The NEE data was decomposed into GPP and ER based on a method described by Reichstein et al. (Citation2005). Nighttime NEE (equivalent to ER) measured when friction velocity > 0.1 m s‑1 was used to determine a Q10 relationship between all ER and air temperature for a given site. ER was then estimated for daytime half hours and any missing nighttime half hours using this relationship adjusted by a short‑term temperature sensitivity parameter calculated using the nearest 200 half hours of observed ER. GPP was then calculated as the difference between modeled ER and measured NEE.

A light response model (see for example, Humphreys et al. Citation2014) was used to gap‑fill GPP when solar radiation was greater than 25 W m‑2; otherwise, GPP was set to zero. The two model parameters, Amax, the maximum photosynthetic uptake rate of CO2, and α, effective quantum yield, were derived using 30 min values of GPP and photosynthetic flux density limited to July and August each year.
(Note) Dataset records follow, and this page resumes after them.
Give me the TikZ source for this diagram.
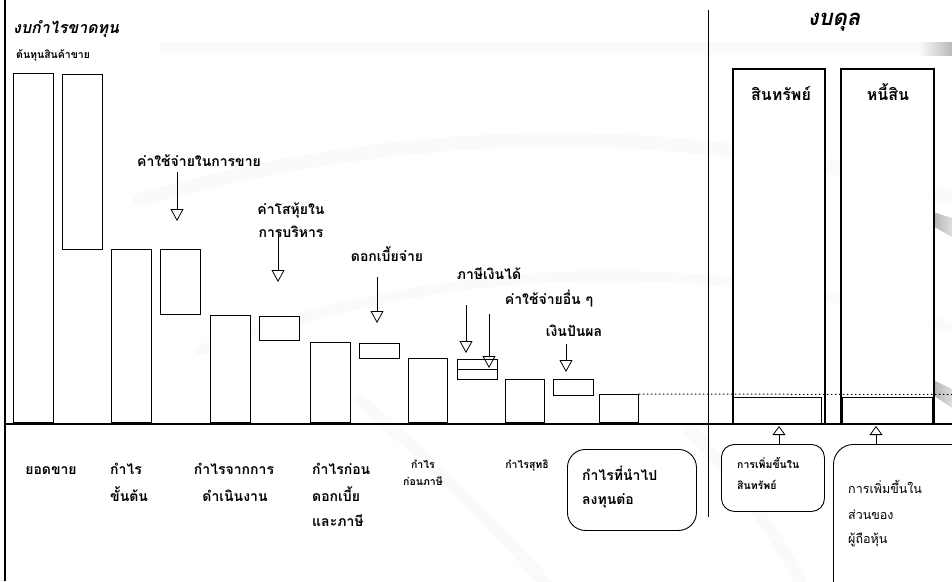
\documentclass[tikz,border=0pt]{standalone}
\usepackage{fontspec}
\newfontfamily\thai[Script=Thai]{Loma}
\usetikzlibrary{arrows.meta}
\begin{document}
\begin{tikzpicture}[x=1pt,y=-1pt,
  bar/.style={draw, line width=0.9pt, fill=white, inner sep=0pt, anchor=north west},
  sheet/.style={draw, line width=2pt, fill=white, inner sep=0pt, anchor=north west},
  subbar/.style={draw, line width=0.8pt, inner sep=0pt, anchor=north west},
  rbox/.style={draw, line width=0.9pt, fill=white, inner sep=0pt, anchor=north west, rounded corners=#1},
  lbl/.style={font=\thai\bfseries\fontsize{14}{16}\selectfont, inner sep=0pt, anchor=base},
  lblw/.style={lbl, anchor=base west},
  biglbl/.style={font=\thai\bfseries\fontsize{16}{18}\selectfont, inner sep=0pt, anchor=base},
  tiny/.style={font=\thai\bfseries\fontsize{10.5}{12}\selectfont, inner sep=0pt, anchor=base},
  tinyw/.style={tiny, anchor=base west},
  plain/.style={font=\thai\fontsize{12.5}{14}\selectfont, inner sep=0pt, anchor=base west},
  heading/.style={font=\thai\bfseries\itshape\fontsize{#1}{#1}\selectfont, inner sep=0pt},
  downarr/.style={line width=0.8pt, -{Triangle[open, width=13pt, length=12pt]}},
  uparr/.style={line width=0.8pt, -{Triangle[open, width=13pt, length=9pt]}}]
\useasboundingbox (0,0) rectangle (952,581);
\clip (0,0) rectangle (952,581);
\fill[white] (0,0) rectangle (952,581);

% faint background swooshes
\begin{scope}[line cap=round]
  \draw[gray!4, line width=14pt] (140,200) .. controls (420,120) and (700,120) .. (960,200);
  \draw[gray!4, line width=10pt] (200,350) .. controls (450,260) and (700,250) .. (960,330);
  \draw[gray!4, line width=12pt] (360,400) .. controls (430,460) and (500,530) .. (560,600);
  \draw[gray!4, line width=12pt] (690,430) .. controls (740,480) and (780,540) .. (810,600);
\end{scope}
\fill[gray!4] (160,42) rectangle (952,55);
\shade[left color=gray!5, right color=gray!55] (920,42) rectangle (952,55);
\shade[left color=gray!60, right color=gray!25] (933,212) -- (952,218) -- (952,237) -- (933,226) -- cycle;
\shade[left color=gray!60, right color=gray!25] (933,380) -- (952,389) -- (952,408) -- (933,395) -- cycle;

% frame lines
\draw[line width=2.5pt] (5,0) -- (5,581);
\draw[line width=0.8pt] (708,10) -- (708,517);

% income statement bars
\node[bar, minimum width=40pt, minimum height=349pt] (sales) at (13,73) {};
\node[bar, minimum width=40pt, minimum height=175pt] (cogs) at (62,74) {};
\node[bar, minimum width=40pt, minimum height=173pt] (gross) at (111,249) {};
\node[bar, minimum width=40pt, minimum height=65pt] (sellexp) at (160,249) {};
\node[bar, minimum width=40pt, minimum height=107pt] (oper) at (210,315) {};
\node[bar, minimum width=40pt, minimum height=24pt] (admin) at (259,316) {};
\node[bar, minimum width=40pt, minimum height=80pt] (ebit) at (310,342) {};
\node[bar, minimum width=40pt, minimum height=15pt] (interest) at (359,343) {};
\node[bar, minimum width=39pt, minimum height=64pt] (ebt) at (408,358) {};
\node[bar, minimum width=40pt, minimum height=10pt] (tax) at (457,359) {};
\node[bar, minimum width=40pt, minimum height=10pt] (otherexp) at (457,369) {};
\node[bar, minimum width=39pt, minimum height=43pt] (net) at (505,379) {};
\node[bar, minimum width=40pt, minimum height=16pt] (divid) at (553,379) {};
\node[bar, minimum width=39pt, minimum height=28pt] (retained) at (599,394) {};

% balance sheet columns
\node[sheet, minimum width=92pt, minimum height=355pt] (assets) at (732,68) {};
\node[sheet, minimum width=93pt, minimum height=355pt] (liabs) at (840,68) {};
\node[subbar, minimum width=89pt, minimum height=27pt] (assetinc) at (732,397) {};
\node[subbar, minimum width=90pt, minimum height=27pt] (equityinc) at (842,397) {};

% retained earnings level carried across
\draw[line width=1pt, dash pattern=on 1.5pt off 2.5pt] (retained.north east) -- (952,394.5);

% base line
\draw[line width=2.6pt] (5,424) -- (952,424);

% headings
\node[heading=16, anchor=base west] (istitle) at (13,33) {งบกำไรขาดทุน};
\node[heading=22, anchor=base] (bstitle) at (834,25) {งบดุล};
\node[tinyw] (cogslbl) at (16,58.5) {ต้นทุนสินค้าขาย};
\node[biglbl] (assetlbl) at (781,100) {สินทรัพย์};
\node[biglbl] (liablbl) at (888,100) {หนี้สิน};

% expense labels and arrows
\node[lbl] (sellbl) at (199,166) {ค่าใช้จ่ายในการขาย};
\coordinate (sellA) at (177,172);
\coordinate (sellB) at (177,221);
\draw[downarr] (sellA) -- (sellB);

\node[lbl] (admlbl1) at (291,214) {ค่าโสหุ้ยใน};
\node[lbl] (admlbl2) at (291,237) {การบริหาร};
\coordinate (admA) at (278,232);
\coordinate (admB) at (278,282);
\draw[downarr] (admA) -- (admB);

\node[lbl] (intlbl) at (387,261) {ดอกเบี้ยจ่าย};
\coordinate (intA) at (377,277);
\coordinate (intB) at (377,323);
\draw[downarr] (intA) -- (intB);

\node[lbl] (taxlbl) at (489,279) {ภาษีเงินได้};
\coordinate (taxA) at (466,305);
\coordinate (taxB) at (466,353);
\draw[downarr] (taxA) -- (taxB);

\node[lbl] (othlbl) at (549,304) {ค่าใช้จ่ายอื่น ๆ};
\coordinate (othA) at (489,314);
\coordinate (othB) at (489,368);
\draw[downarr] (othA) -- (othB);

\node[lbl] (divlbl) at (574,336) {เงินปันผล};
\coordinate (divA) at (566,344);
\coordinate (divB) at (566,372);
\draw[downarr] (divA) -- (divB);

% captions under the base line
\node[lbl] (salescap) at (51,474) {ยอดขาย};
\node[lblw] (grosscap1) at (110,474) {กำไร};
\node[lblw] (grosscap2) at (110,501) {ขั้นต้น};
\node[lbl] (opercap1) at (234,474) {กำไรจากการ};
\node[lbl] (opercap2) at (235,501) {ดำเนินงาน};
\node[lblw] (ebitcap1) at (312,474) {กำไรก่อน};
\node[lblw] (ebitcap2) at (312,501) {ดอกเบี้ย};
\node[lblw] (ebitcap3) at (312,526) {และภาษี};
\node[tiny] (ebtcap1) at (423,468) {กำไร};
\node[tiny] (ebtcap2) at (423,485) {ก่อนภาษี};
\node[tiny] (netcap) at (527,468) {กำไรสุทธิ};

% retained earnings box
\node[rbox=18pt, minimum width=129pt, minimum height=81pt] (reinv) at (567,449) {};
\node[lblw] (reinv1) at (582,480) {กำไรที่นำไป};
\node[lblw] (reinv2) at (582,504) {ลงทุนต่อ};

% increase in assets
\node[rbox=13pt, minimum width=103pt, minimum height=67pt] (incasset) at (721,444) {};
\node[tinyw] (incasset1) at (737,468) {การเพิ่มขึ้นใน};
\node[tinyw] (incasset2) at (737,489) {สินทรัพย์};
\coordinate (uaA) at (779,444);
\coordinate (uaB) at (779,426);
\draw[uparr] (uaA) -- (uaB);

% increase in shareholders' equity
\node[rbox=20pt, minimum width=160pt, minimum height=170pt] (incequity) at (833,444) {};
\node[plain] (incequity1) at (848,493) {การเพิ่มขึ้นใน};
\node[plain] (incequity2) at (848,519) {ส่วนของ};
\node[plain] (incequity3) at (848,543) {ผู้ถือหุ้น};
\coordinate (ueA) at (876,444);
\coordinate (ueB) at (876,426);
\draw[uparr] (ueA) -- (ueB);
\end{tikzpicture}
\end{document}
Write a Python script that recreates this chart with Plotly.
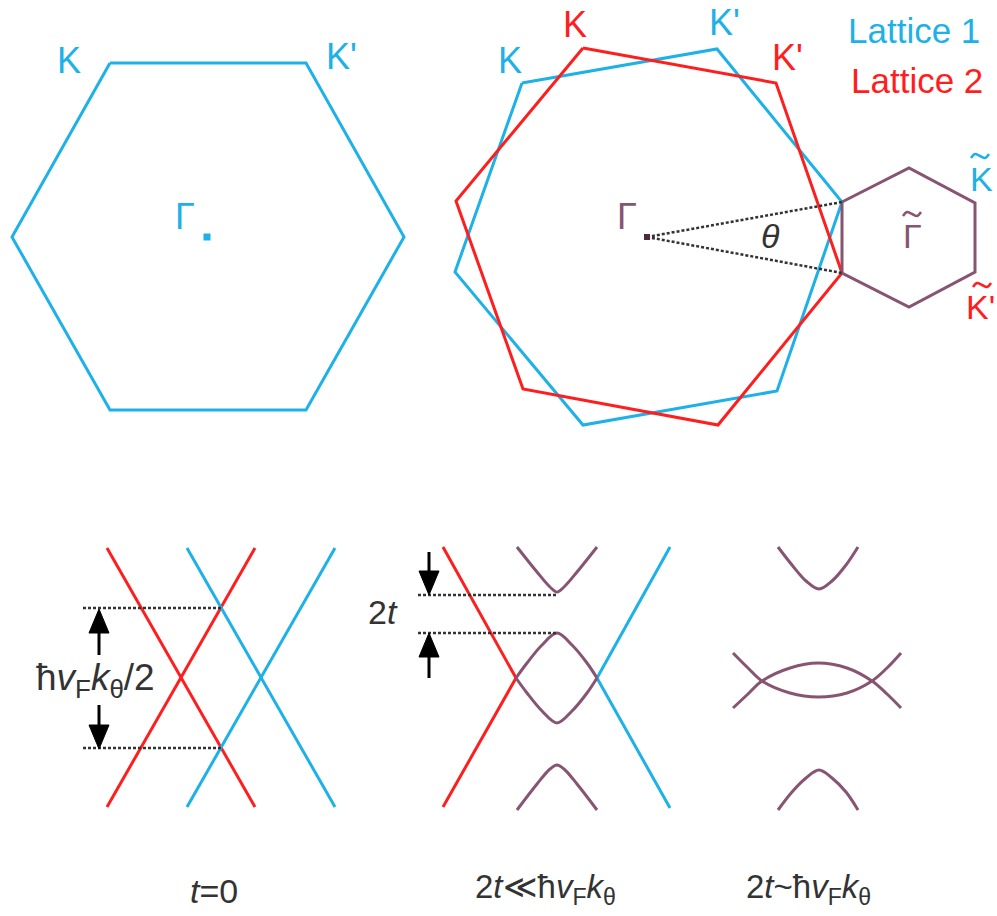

The modeled GPP was then adjusted to observations to account for phenological and environmental conditions by applying a multiplier determined from a regression between modeled and measured values within a 200 half hour window moved in increments of 40 half hours. GPP was then aggregated to daily sums (g C m‑2 day‑1).

This partitioning/gap‑filling method for GPP performed poorly for periods with few NEE measurements as there was no plant phenology information included in the model. To account for this, daily GPP values were excluded for any month with less than 25% observations. Annual GPP values were also not presented for years with missing growing season months (March through September).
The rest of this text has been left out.